I'll often throw some potatoes in the bottom of the pan too. My husband and I then usually eat the back quarters and save the front quarters (where it's mostly white meat) for leftovers. And since the skin never tastes as good as when it's fresh out of the oven, we eat all of that right away too.

Anonymous said...

Oh my god. I've never had a chicken actually turn out right. Apparently I always undercook them (60 minutes at 350 degrees)! I was really worried that 90 minutes was too long, but I decided to trust, and it was the best chicken I've ever made!! Who knew?!
Thanks Carol!

melissa said...

I finally came here to read what the "tusking" joke was about. it's made its way all over but I finally popped over when I saw you mention it again on claudia's page.

oh.my.gawd.

in the meantime, next time I, er, truss and roast a chicken, which I do every couple of weeks, I will try it with just salt and pepper. I'll trust ya. ;)

nicole said...

I read you in my rss reader and am so behind that I finally got to this (ironically, I ate at Bouchon the weekend you posted this and I trussed a chicken this past weekend so that was too many things going on not to comment!) and had to click through to skim the comments before reading the whole thing. I was so disappointed that there wasn't a comment from Paul Shoemaker! Is he not that vain? Did he find you too intimidating?
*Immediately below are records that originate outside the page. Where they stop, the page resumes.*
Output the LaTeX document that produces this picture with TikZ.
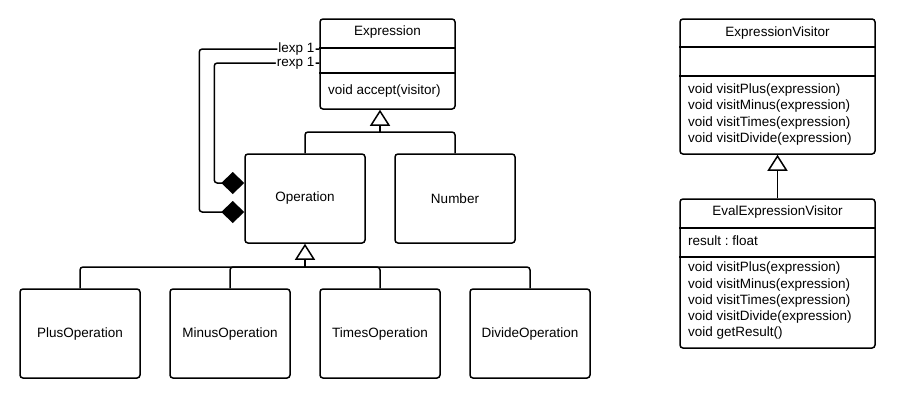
\documentclass[tikz,border=0pt]{standalone}
\usepackage{fontspec}
\setmainfont{Liberation Sans}
\usetikzlibrary{arrows.meta}
\frenchspacing

\newcommand{\umlfont}{\fontsize{13.5}{16.2}\selectfont}

\tikzstyle{classbox} = [rectangle, draw, line width=1.5pt, rounded corners=3pt,
align=center, inner sep=0pt, font=\umlfont]
\tikzstyle{title} = [inner sep=0pt, font=\umlfont]
\tikzstyle{members} = [inner sep=0pt, align=left, anchor=west, font=\umlfont]
\tikzstyle{divider} = [draw, line width=1.5pt]
\tikzstyle{line} = [draw, line width=1.5pt, rounded corners=3pt]
\tikzstyle{inherit} = [line, -{Triangle[open,length=16pt,width=20pt]}]
\tikzstyle{aggregate} = [line, -{Diamond[length=23pt,width=22pt]}]
\tikzstyle{role} = [anchor=east, xshift=-3pt, fill=white, inner sep=1pt, font=\umlfont]

\begin{document}
\begin{tikzpicture}[x=1pt,y=-1pt]

\useasboundingbox (0,0) rectangle (904,400);

% Top
\node[classbox, minimum width=135pt, minimum height=90pt](expression) at (387.5,64) {};
\node[title](expressionTitle) at (387.5,32) {Expression};
\node[members](expressionOps) at (328,91) {void accept(visitor)};
\draw[divider] (expression.west |- 0,48) -- (expression.east |- 0,48);
\draw[divider] (expression.west |- 0,73) -- (expression.east |- 0,73);

% Middle
\node[classbox, minimum width=120pt, minimum height=89pt](operation) at (305,198.5) {Operation};
\node[classbox, minimum width=120pt, minimum height=89pt](number) at (455,198.5) {Number};

% Bottom
\node[classbox, minimum width=120pt, minimum height=89pt](plusOp) at (80,333.5) {PlusOperation};
\node[classbox, minimum width=120pt, minimum height=89pt](minusOp) at (230,333.5) {MinusOperation};
\node[classbox, minimum width=120pt, minimum height=89pt](timesOp) at (380,333.5) {TimesOperation};
\node[classbox, minimum width=120pt, minimum height=89pt](divideOp) at (530,333.5) {DivideOperation};

% Visitors
\node[classbox, minimum width=195pt, minimum height=135pt](visitor) at (777.5,86.5) {};
\node[title](visitorTitle) at (777.5,33) {ExpressionVisitor};
\draw[divider] (visitor.west |- 0,47) -- (visitor.east |- 0,47);
\draw[divider] (visitor.west |- 0,76) -- (visitor.east |- 0,76);
\node[members](visitorOps) at (688,114.5) {void visitPlus(expression)\\void visitMinus(expression)\\void visitTimes(expression)\\void visitDivide(expression)};

\node[classbox, minimum width=195pt, minimum height=149pt](evalVisitor) at (777.5,273.5) {};
\node[title](evalTitle) at (777.5,212) {EvalExpressionVisitor};
\draw[divider] (evalVisitor.west |- 0,228) -- (evalVisitor.east |- 0,228);
\draw[divider] (evalVisitor.west |- 0,257) -- (evalVisitor.east |- 0,257);
\node[members](evalFields) at (688,241) {result : float};
\node[members](evalOps) at (688,300.8) {void visitPlus(expression)\\void visitMinus(expression)\\void visitTimes(expression)\\void visitDivide(expression)\\void getResult()};

% Generalisation
\coordinate (topJoin) at (380,132);
\path[line] (operation.north) |- (topJoin);
\path[line] (number.north) |- (topJoin);
\path[inherit] (topJoin) -- ([xshift=-7.5pt]expression.south);

\coordinate (bottomJoin) at (305,267);
\path[line] (plusOp.north) |- (bottomJoin);
\path[line] (minusOp.north) |- (bottomJoin);
\path[line] (timesOp.north) |- (bottomJoin);
\path[line] (divideOp.north) |- (bottomJoin);
\path[inherit] (bottomJoin) -- (operation.south);

\path[inherit] (evalVisitor.north) -- (visitor.south);

% Aggregation
\path[aggregate] ([yshift=15pt]expression.west) node[role](lexpLabel){lexp 1}
	-| ([xshift=-45pt,yshift=-13.5pt]operation.west) -- ([yshift=-13.5pt]operation.west);
\path[aggregate] ([yshift=1pt]expression.west) node[role](rexpLabel){rexp 1}
	-| ([xshift=-30pt,yshift=15.5pt]operation.west) -- ([yshift=15.5pt]operation.west);

\end{tikzpicture}
\end{document}
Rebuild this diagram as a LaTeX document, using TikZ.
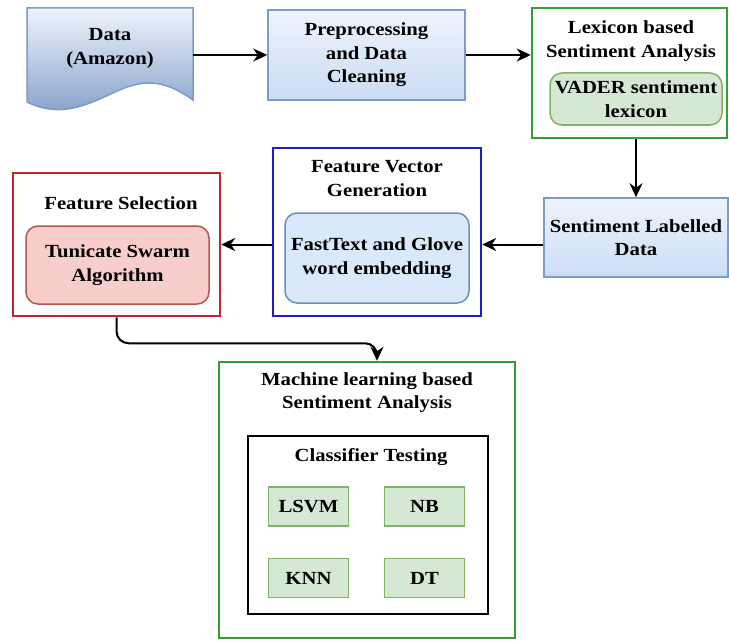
\documentclass[tikz,border=0pt]{standalone}
\usepackage{fontspec}
\setmainfont[FakeStretch=1.12]{Liberation Serif}
\usepackage{tikz}
\usetikzlibrary{positioning, arrows.meta}
\definecolor{outgreen}{RGB}{52,160,52}
\definecolor{outblue}{RGB}{30,30,200}
\definecolor{outred}{RGB}{190,40,40}
\definecolor{ingreenfill}{HTML}{D5E8D4}
\definecolor{ingreendraw}{HTML}{82B366}
\definecolor{inbluefill}{HTML}{DAE8FC}
\definecolor{inbluedraw}{HTML}{6C8EBF}
\definecolor{inredfill}{HTML}{F8CECC}
\definecolor{inreddraw}{HTML}{B85450}
\definecolor{boxtop}{HTML}{EEF4FC}
\definecolor{boxbot}{HTML}{CADCF4}
\definecolor{boxdraw}{HTML}{7D9BC9}
\tikzset{>={Stealth[length=14pt,width=13pt,inset=4.5pt]},
txt/.style={align=center, inner sep=0pt, font=\bfseries\fontsize{18.5}{23.5}\selectfont},
procbox/.style={txt, draw=boxdraw, line width=1.5pt, top color=boxtop, bottom color=boxbot},
outbox/.style={draw=#1, line width=2.5pt, fill=white, inner sep=0pt},
inbox/.style={txt, draw=in#1draw, fill=in#1fill, line width=1.5pt, rounded corners=12pt},
clsbox/.style={txt, draw=ingreendraw, fill=ingreenfill, line width=1.5pt, minimum width=80, minimum height=39},
conn/.style={->, line width=2pt}
}

\begin{document}
\begin{tikzpicture}[x=1pt, y=-1pt]
\useasboundingbox (0,0) rectangle (729,642);
% data source
\path[draw=boxdraw, line width=1.5pt, top color=boxtop, bottom color=inbluedraw!85]
  (27,8) -- (193,8) -- (193,100) .. controls (165,80) and (145,78) .. (115,92)
  .. controls (85,106) and (60,118) .. (27,102) -- cycle;
\node[txt] (data) at (110,48.5) {Data\\(Amazon)};
\coordinate (dataR) at (193,55);
\node[procbox, minimum width=197, minimum height=90] (prep) at (366.5,55) {Preprocessing\\and Data\\Cleaning};
% lexicon
\node[outbox=outgreen, minimum width=195, minimum height=130] (lex) at (629.5,73) {};
\node[txt] (lextitle) at (631,41) {Lexicon based\\Sentiment Analysis};
\node[inbox=green, minimum width=172, minimum height=52] (vader) at (636,99) {VADER sentiment\\lexicon};
\node[procbox, minimum width=184, minimum height=79] (sld) at (636,237.5) {Sentiment Labelled\\Data};
% feature vectors
\node[outbox=outblue, minimum width=208, minimum height=168] (fvg) at (377,232) {};
\node[txt] (fvgtitle) at (377,178.5) {Feature Vector\\Generation};
\node[inbox=blue, minimum width=184, minimum height=90] (emb) at (377,258) {FastText and Glove\\word embedding};
% feature selection
\node[outbox=outred, minimum width=207, minimum height=143] (fs) at (116.5,244.5) {};
\node[txt] (fstitle) at (121,203) {Feature Selection};
\node[inbox=red, minimum width=183, minimum height=78] (tsa) at (117.5,265) {Tunicate Swarm\\Algorithm};
% machine learning
\node[outbox=outgreen, minimum width=296, minimum height=276] (ml) at (367,500) {};
\node[txt] (mltitle) at (367,392.5) {Machine learning based\\Sentiment Analysis};
\node[draw=black, line width=2pt, minimum width=240, minimum height=178, inner sep=0pt] (ct) at (368,525) {};
\node[txt] (cttitle) at (371,457) {Classifier Testing};
\node[clsbox] (lsvm) at (308.5,506.5) {LSVM};
\node[clsbox] (nb) at (424.5,506.5) {NB};
\node[clsbox] (knn) at (308.5,578) {KNN};
\node[clsbox] (dt) at (424.5,578) {DT};
\draw[conn] (dataR) -- (prep.west |- dataR);
\draw[conn] (prep.east |- dataR) -- (lex.west |- dataR);
\draw[conn] (vader |- lex.south) -- (vader |- sld.north);
\draw[conn] (sld.west |- fs) -- (fvg.east |- fs);
\draw[conn] (fvg.west |- fs) -- (fs.east);
\draw[conn, rounded corners=12] (fs.south) -- ++(0,26) -| ([xshift=10]ml.north);
\end{tikzpicture}
\end{document}
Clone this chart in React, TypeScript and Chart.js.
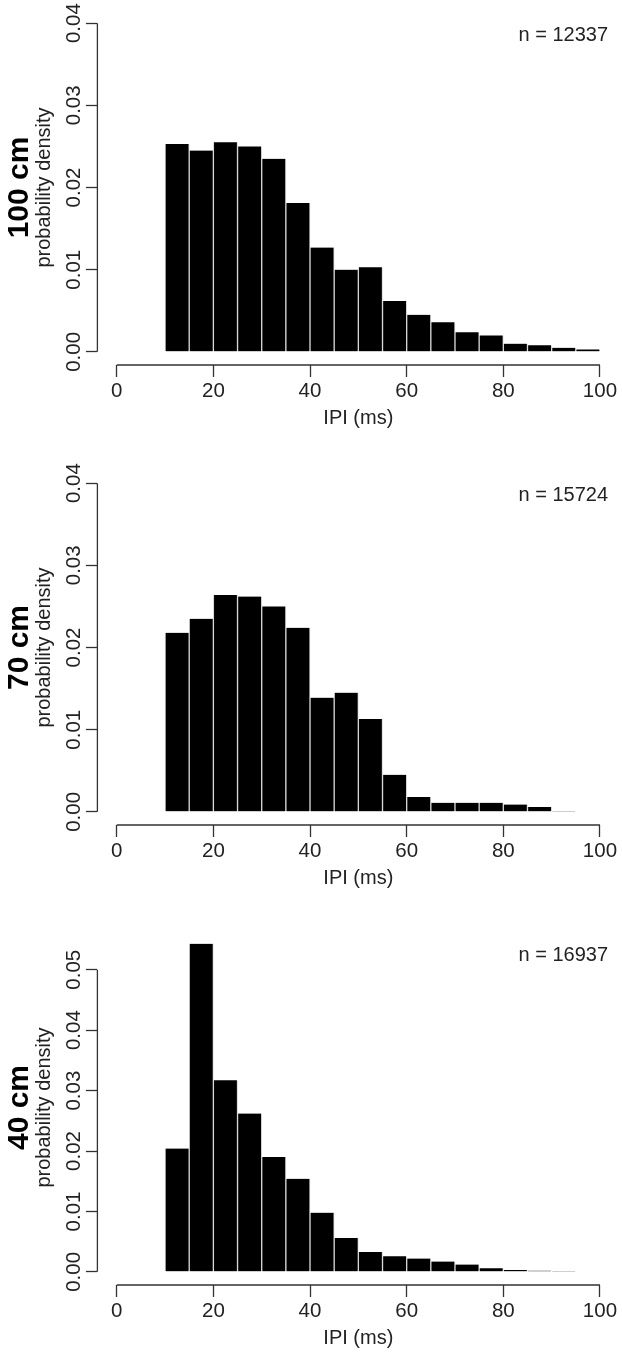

Inquiring minds want to know....

Nicole (who finally de-lurks with a comment!)

Anonymous said...

shoemaker is now the chef at bastide

Jason from Oz said...

we call the chicken butt the "parson's nose" down here (in australia). and don't worry, we have a chef here to insists a tagine is actually called a "tangine".
anyway, back to the chicken. i do the same thing, but for the first half of the cooking i put it breast-down in the baking dish, that way the breast meat stays really moist and u have less chance for the jus to run out of the chicken. but i like your recipe. good food is simple. nice one.